═══ MATERIAL

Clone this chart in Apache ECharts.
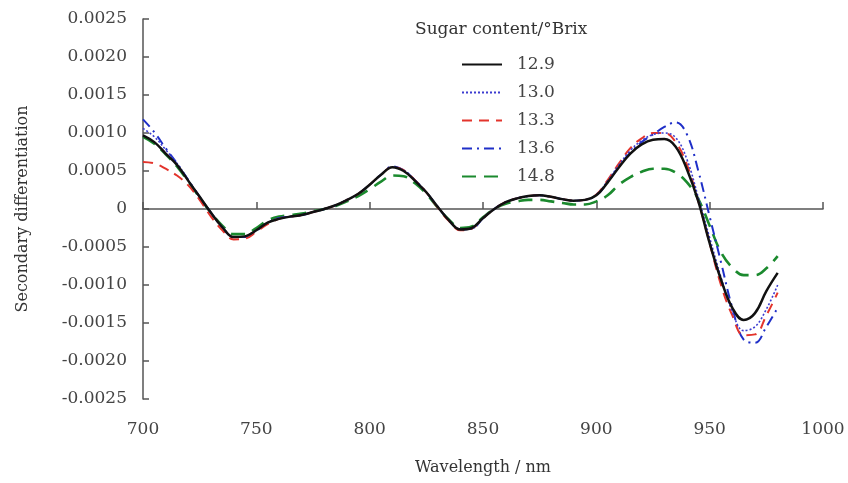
<!DOCTYPE html>
<html>
<head>
<meta charset="utf-8">
<script src="https://cdn.jsdelivr.net/npm/echarts@6/dist/echarts.min.js"></script>
<style>
  html, body { margin: 0; padding: 0; background: #fff; }
  #chart { width: 848px; height: 483px; }
</style>
</head>
<body>
<div id="chart"></div>
<script>
// wavelengths (nm)
var wavelength = [700, 705, 710, 715, 720, 725, 730, 735, 740, 745, 750, 755, 760, 765, 770, 775, 780, 785, 790, 795,
  800, 805, 810, 815, 820, 825, 830, 835, 840, 845, 850, 855, 860, 865, 870, 875, 880, 885, 890, 895,
  900, 905, 910, 915, 920, 925, 930, 935, 940, 945, 950, 955, 960, 965, 970, 975, 980]

var brix = ['12.9', '13.0', '13.3', '13.6', '14.8']

// second derivative values
var s129 = [0.00097, 0.00088, 0.00073, 0.00058, 0.00037, 0.00016, -0.00005, -0.00024, -0.00037, -0.00036,
  -0.00028, -0.00018, -0.00013, -0.0001, -0.00008, -0.00004, 0.0, 0.00005, 0.00012, 0.0002,
  0.00032, 0.00045, 0.00055, 0.0005, 0.00037, 0.00022, 0.00003, -0.00015, -0.00027, -0.00025,
  -0.00012, 0.0, 0.00009, 0.00014, 0.00017, 0.00018, 0.00016, 0.00013, 0.00011, 0.00012,
  0.00018, 0.00035, 0.00055, 0.00073, 0.00085, 0.00091, 0.00092, 0.00082, 0.00052, 0.0001,
  -0.00045, -0.00093, -0.0013, -0.00146, -0.00137, -0.00108, -0.00084]
var s130 = [0.00106, 0.00095, 0.00078, 0.0006, 0.00038, 0.00016, -0.00005, -0.00024, -0.00037, -0.00036,
  -0.00028, -0.00018, -0.00012, -0.0001, -0.00008, -0.00004, 0.0, 0.00005, 0.00012, 0.0002,
  0.00032, 0.00045, 0.00055, 0.00051, 0.00038, 0.00022, 0.00003, -0.00015, -0.00027, -0.00026,
  -0.00012, 0.0, 0.00009, 0.00014, 0.00017, 0.00018, 0.00016, 0.00013, 0.00011, 0.00012,
  0.00019, 0.00037, 0.00058, 0.00077, 0.0009, 0.00098, 0.001, 0.00094, 0.00065, 0.00015,
  -0.00038, -0.0009, -0.00135, -0.0016, -0.00155, -0.00132, -0.001]
var s133 = [0.00062, 0.0006, 0.00053, 0.00044, 0.00031, 0.00012, -0.0001, -0.00028, -0.0004, -0.00039,
  -0.0003, -0.0002, -0.00013, -0.0001, -0.00008, -0.00004, 0.0, 0.00005, 0.00012, 0.0002,
  0.00032, 0.00045, 0.00055, 0.00051, 0.00038, 0.00022, 0.00002, -0.00016, -0.00028, -0.00026,
  -0.00012, 0.0, 0.00009, 0.00014, 0.00017, 0.00018, 0.00016, 0.00013, 0.00011, 0.00012,
  0.00019, 0.00038, 0.0006, 0.0008, 0.00093, 0.001, 0.001, 0.00088, 0.00058, 0.0001,
  -0.00045, -0.001, -0.0014, -0.00166, -0.00165, -0.0014, -0.0011]
var s136 = [0.00118, 0.00101, 0.0008, 0.0006, 0.00038, 0.00016, -0.00005, -0.00024, -0.00037, -0.00037,
  -0.00029, -0.00018, -0.00012, -0.0001, -0.00008, -0.00004, 0.0, 0.00005, 0.00012, 0.0002,
  0.00032, 0.00045, 0.00056, 0.00051, 0.00038, 0.00022, 0.00003, -0.00015, -0.00027, -0.00026,
  -0.00012, 0.0, 0.00009, 0.00014, 0.00017, 0.00018, 0.00016, 0.00013, 0.00011, 0.00012,
  0.00018, 0.00035, 0.00056, 0.00074, 0.00088, 0.00098, 0.00108, 0.00114, 0.00098, 0.0005,
  -0.0001, -0.0007, -0.0013, -0.00172, -0.00176, -0.00155, -0.0013]
var s148 = [0.00095, 0.00086, 0.00072, 0.00056, 0.00036, 0.00015, -0.00005, -0.00022, -0.00033, -0.00033,
  -0.00025, -0.00015, -0.0001, -0.00008, -0.00006, -0.00003, 0.0, 0.00004, 0.0001, 0.00017,
  0.00026, 0.00036, 0.00044, 0.00043, 0.00034, 0.0002, 0.00002, -0.00014, -0.00025, -0.00023,
  -0.00011, 0.0, 0.00007, 0.0001, 0.00012, 0.00012, 0.0001, 0.00008, 0.00006, 0.00006,
  0.0001, 0.00018, 0.00032, 0.00042, 0.00049, 0.00053, 0.00053, 0.00048, 0.00035, 0.00013,
  -0.00022, -0.00057, -0.00077, -0.00087, -0.00087, -0.00078, -0.00062]

var allValues = [s129, s130, s133, s136, s148]
var colors = ['#111111', '#3c3cd0', '#e3342c', '#1f2fc8', '#1b8a2e']
var lineTypes = ['solid', [2, 2], [10, 7], [10, 5, 2, 5], [14, 8]]
var lineWidths = [2.5, 1.6, 2, 2, 2.6]

var FONT = 'DejaVu Serif'

function pairs (vals) {
  return wavelength.map(function (w, i) { return [w, vals[i]] })
}

var series = []
for (var i = 0; i < brix.length; i++) {
  series.push({
    name: brix[i],
    type: 'line',
    smooth: 0.4,
    symbol: 'none',
    data: pairs(allValues[i]),
    z: 10 - i,
    itemStyle: { color: colors[i] },
    lineStyle: { color: colors[i], width: lineWidths[i], type: lineTypes[i] }
  })
}

var chart = echarts.init(document.getElementById('chart'))
chart.setOption({
  animation: false,
  backgroundColor: '#fff',
  title: {
    text: 'Sugar content/°Brix',
    left: 410,
    top: 16,
    textStyle: { fontFamily: FONT, fontSize: 17, fontWeight: 'normal', color: '#333' }
  },
  legend: {
    orient: 'vertical',
    left: 456,
    top: 51,
    itemWidth: 40,
    itemHeight: 14,
    itemGap: 11,
    data: brix,
    itemStyle: { opacity: 0 },
    textStyle: { fontFamily: FONT, fontSize: 17, color: '#444', padding: [0, 0, 0, 10] }
  },
  grid: { left: 143, right: 25, top: 19, bottom: 84 },
  xAxis: {
    type: 'value',
    min: 700,
    max: 1000,
    interval: 50,
    name: 'Wavelength / nm',
    nameLocation: 'middle',
    nameGap: 61,
    nameTextStyle: { fontFamily: FONT, fontSize: 16, color: '#333' },
    axisLine: { lineStyle: { color: '#555', width: 1.5 } },
    axisTick: { inside: true, length: 7, lineStyle: { color: '#555', width: 1.5 } },
    axisLabel: {
      fontFamily: FONT,
      fontSize: 17,
      color: '#444',
      margin: 22,
      formatter: function (v) { return String(v) }
    },
    splitLine: { show: false }
  },
  yAxis: {
    type: 'value',
    min: -0.0025,
    max: 0.0025,
    interval: 0.0005,
    name: 'Secondary differentiation',
    nameLocation: 'middle',
    nameGap: 112,
    nameTextStyle: { fontFamily: FONT, fontSize: 16, color: '#333' },
    axisLine: { show: true, lineStyle: { color: '#555', width: 1.5 } },
    axisTick: { show: true, inside: true, length: 6, lineStyle: { color: '#555', width: 1.5 } },
    axisLabel: {
      fontFamily: FONT,
      fontSize: 17,
      color: '#444',
      margin: 16,
      formatter: function (v) {
        if (Math.abs(v) < 1e-9) return '0'
        return v.toFixed(4)
      }
    },
    splitLine: { show: false }
  },
  series: series
})
</script>
</body>
</html>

══════

◆ **SET TASK**
All of the data above should be transcribed verbatim, with pictures omitted.

◆ **RESULT OF THE EXERCISE**
Clone this chart in Apache ECharts.
<!DOCTYPE html>
<html>
<head>
<meta charset="utf-8">
<script src="https://cdn.jsdelivr.net/npm/echarts@6/dist/echarts.min.js"></script>
<style>
  html, body { margin: 0; padding: 0; background: #fff; }
  #chart { width: 848px; height: 483px; }
</style>
</head>
<body>
<div id="chart"></div>
<script>
// wavelengths (nm)
var wavelength = [700, 705, 710, 715, 720, 725, 730, 735, 740, 745, 750, 755, 760, 765, 770, 775, 780, 785, 790, 795,
  800, 805, 810, 815, 820, 825, 830, 835, 840, 845, 850, 855, 860, 865, 870, 875, 880, 885, 890, 895,
  900, 905, 910, 915, 920, 925, 930, 935, 940, 945, 950, 955, 960, 965, 970, 975, 980]

var brix = ['12.9', '13.0', '13.3', '13.6', '14.8']

// second derivative values
var s129 = [0.00097, 0.00088, 0.00073, 0.00058, 0.00037, 0.00016, -0.00005, -0.00024, -0.00037, -0.00036,
  -0.00028, -0.00018, -0.00013, -0.0001, -0.00008, -0.00004, 0.0, 0.00005, 0.00012, 0.0002,
  0.00032, 0.00045, 0.00055, 0.0005, 0.00037, 0.00022, 0.00003, -0.00015, -0.00027, -0.00025,
  -0.00012, 0.0, 0.00009, 0.00014, 0.00017, 0.00018, 0.00016, 0.00013, 0.00011, 0.00012,
  0.00018, 0.00035, 0.00055, 0.00073, 0.00085, 0.00091, 0.00092, 0.00082, 0.00052, 0.0001,
  -0.00045, -0.00093, -0.0013, -0.00146, -0.00137, -0.00108, -0.00084]
var s130 = [0.00106, 0.00095, 0.00078, 0.0006, 0.00038, 0.00016, -0.00005, -0.00024, -0.00037, -0.00036,
  -0.00028, -0.00018, -0.00012, -0.0001, -0.00008, -0.00004, 0.0, 0.00005, 0.00012, 0.0002,
  0.00032, 0.00045, 0.00055, 0.00051, 0.00038, 0.00022, 0.00003, -0.00015, -0.00027, -0.00026,
  -0.00012, 0.0, 0.00009, 0.00014, 0.00017, 0.00018, 0.00016, 0.00013, 0.00011, 0.00012,
  0.00019, 0.00037, 0.00058, 0.00077, 0.0009, 0.00098, 0.001, 0.00094, 0.00065, 0.00015,
  -0.00038, -0.0009, -0.00135, -0.0016, -0.00155, -0.00132, -0.001]
var s133 = [0.00062, 0.0006, 0.00053, 0.00044, 0.00031, 0.00012, -0.0001, -0.00028, -0.0004, -0.00039,
  -0.0003, -0.0002, -0.00013, -0.0001, -0.00008, -0.00004, 0.0, 0.00005, 0.00012, 0.0002,
  0.00032, 0.00045, 0.00055, 0.00051, 0.00038, 0.00022, 0.00002, -0.00016, -0.00028, -0.00026,
  -0.00012, 0.0, 0.00009, 0.00014, 0.00017, 0.00018, 0.00016, 0.00013, 0.00011, 0.00012,
  0.00019, 0.00038, 0.0006, 0.0008, 0.00093, 0.001, 0.001, 0.00088, 0.00058, 0.0001,
  -0.00045, -0.001, -0.0014, -0.00166, -0.00165, -0.0014, -0.0011]
var s136 = [0.00118, 0.00101, 0.0008, 0.0006, 0.00038, 0.00016, -0.00005, -0.00024, -0.00037, -0.00037,
  -0.00029, -0.00018, -0.00012, -0.0001, -0.00008, -0.00004, 0.0, 0.00005, 0.00012, 0.0002,
  0.00032, 0.00045, 0.00056, 0.00051, 0.00038, 0.00022, 0.00003, -0.00015, -0.00027, -0.00026,
  -0.00012, 0.0, 0.00009, 0.00014, 0.00017, 0.00018, 0.00016, 0.00013, 0.00011, 0.00012,
  0.00018, 0.00035, 0.00056, 0.00074, 0.00088, 0.00098, 0.00108, 0.00114, 0.00098, 0.0005,
  -0.0001, -0.0007, -0.0013, -0.00172, -0.00176, -0.00155, -0.0013]
var s148 = [0.00095, 0.00086, 0.00072, 0.00056, 0.00036, 0.00015, -0.00005, -0.00022, -0.00033, -0.00033,
  -0.00025, -0.00015, -0.0001, -0.00008, -0.00006, -0.00003, 0.0, 0.00004, 0.0001, 0.00017,
  0.00026, 0.00036, 0.00044, 0.00043, 0.00034, 0.0002, 0.00002, -0.00014, -0.00025, -0.00023,
  -0.00011, 0.0, 0.00007, 0.0001, 0.00012, 0.00012, 0.0001, 0.00008, 0.00006, 0.00006,
  0.0001, 0.00018, 0.00032, 0.00042, 0.00049, 0.00053, 0.00053, 0.00048, 0.00035, 0.00013,
  -0.00022, -0.00057, -0.00077, -0.00087, -0.00087, -0.00078, -0.00062]

var allValues = [s129, s130, s133, s136, s148]
var colors = ['#111111', '#3c3cd0', '#e3342c', '#1f2fc8', '#1b8a2e']
var lineTypes = ['solid', [2, 2], [10, 7], [10, 5, 2, 5], [14, 8]]
var lineWidths = [2.5, 1.6, 2, 2, 2.6]

var FONT = 'DejaVu Serif'

function pairs (vals) {
  return wavelength.map(function (w, i) { return [w, vals[i]] })
}

var series = []
for (var i = 0; i < brix.length; i++) {
  series.push({
    name: brix[i],
    type: 'line',
    smooth: 0.4,
    symbol: 'none',
    data: pairs(allValues[i]),
    z: 10 - i,
    itemStyle: { color: colors[i] },
    lineStyle: { color: colors[i], width: lineWidths[i], type: lineTypes[i] }
  })
}

var chart = echarts.init(document.getElementById('chart'))
chart.setOption({
  animation: false,
  backgroundColor: '#fff',
  title: {
    text: 'Sugar content/°Brix',
    left: 410,
    top: 16,
    textStyle: { fontFamily: FONT, fontSize: 17, fontWeight: 'normal', color: '#333' }
  },
  legend: {
    orient: 'vertical',
    left: 456,
    top: 51,
    itemWidth: 40,
    itemHeight: 14,
    itemGap: 11,
    data: brix,
    itemStyle: { opacity: 0 },
    textStyle: { fontFamily: FONT, fontSize: 17, color: '#444', padding: [0, 0, 0, 10] }
  },
  grid: { left: 143, right: 25, top: 19, bottom: 84 },
  xAxis: {
    type: 'value',
    min: 700,
    max: 1000,
    interval: 50,
    name: 'Wavelength / nm',
    nameLocation: 'middle',
    nameGap: 61,
    nameTextStyle: { fontFamily: FONT, fontSize: 16, color: '#333' },
    axisLine: { lineStyle: { color: '#555', width: 1.5 } },
    axisTick: { inside: true, length: 7, lineStyle: { color: '#555', width: 1.5 } },
    axisLabel: {
      fontFamily: FONT,
      fontSize: 17,
      color: '#444',
      margin: 22,
      formatter: function (v) { return String(v) }
    },
    splitLine: { show: false }
  },
  yAxis: {
    type: 'value',
    min: -0.0025,
    max: 0.0025,
    interval: 0.0005,
    name: 'Secondary differentiation',
    nameLocation: 'middle',
    nameGap: 112,
    nameTextStyle: { fontFamily: FONT, fontSize: 16, color: '#333' },
    axisLine: { show: true, lineStyle: { color: '#555', width: 1.5 } },
    axisTick: { show: true, inside: true, length: 6, lineStyle: { color: '#555', width: 1.5 } },
    axisLabel: {
      fontFamily: FONT,
      fontSize: 17,
      color: '#444',
      margin: 16,
      formatter: function (v) {
        if (Math.abs(v) < 1e-9) return '0'
        return v.toFixed(4)
      }
    },
    splitLine: { show: false }
  },
  series: series
})
</script>
</body>
</html>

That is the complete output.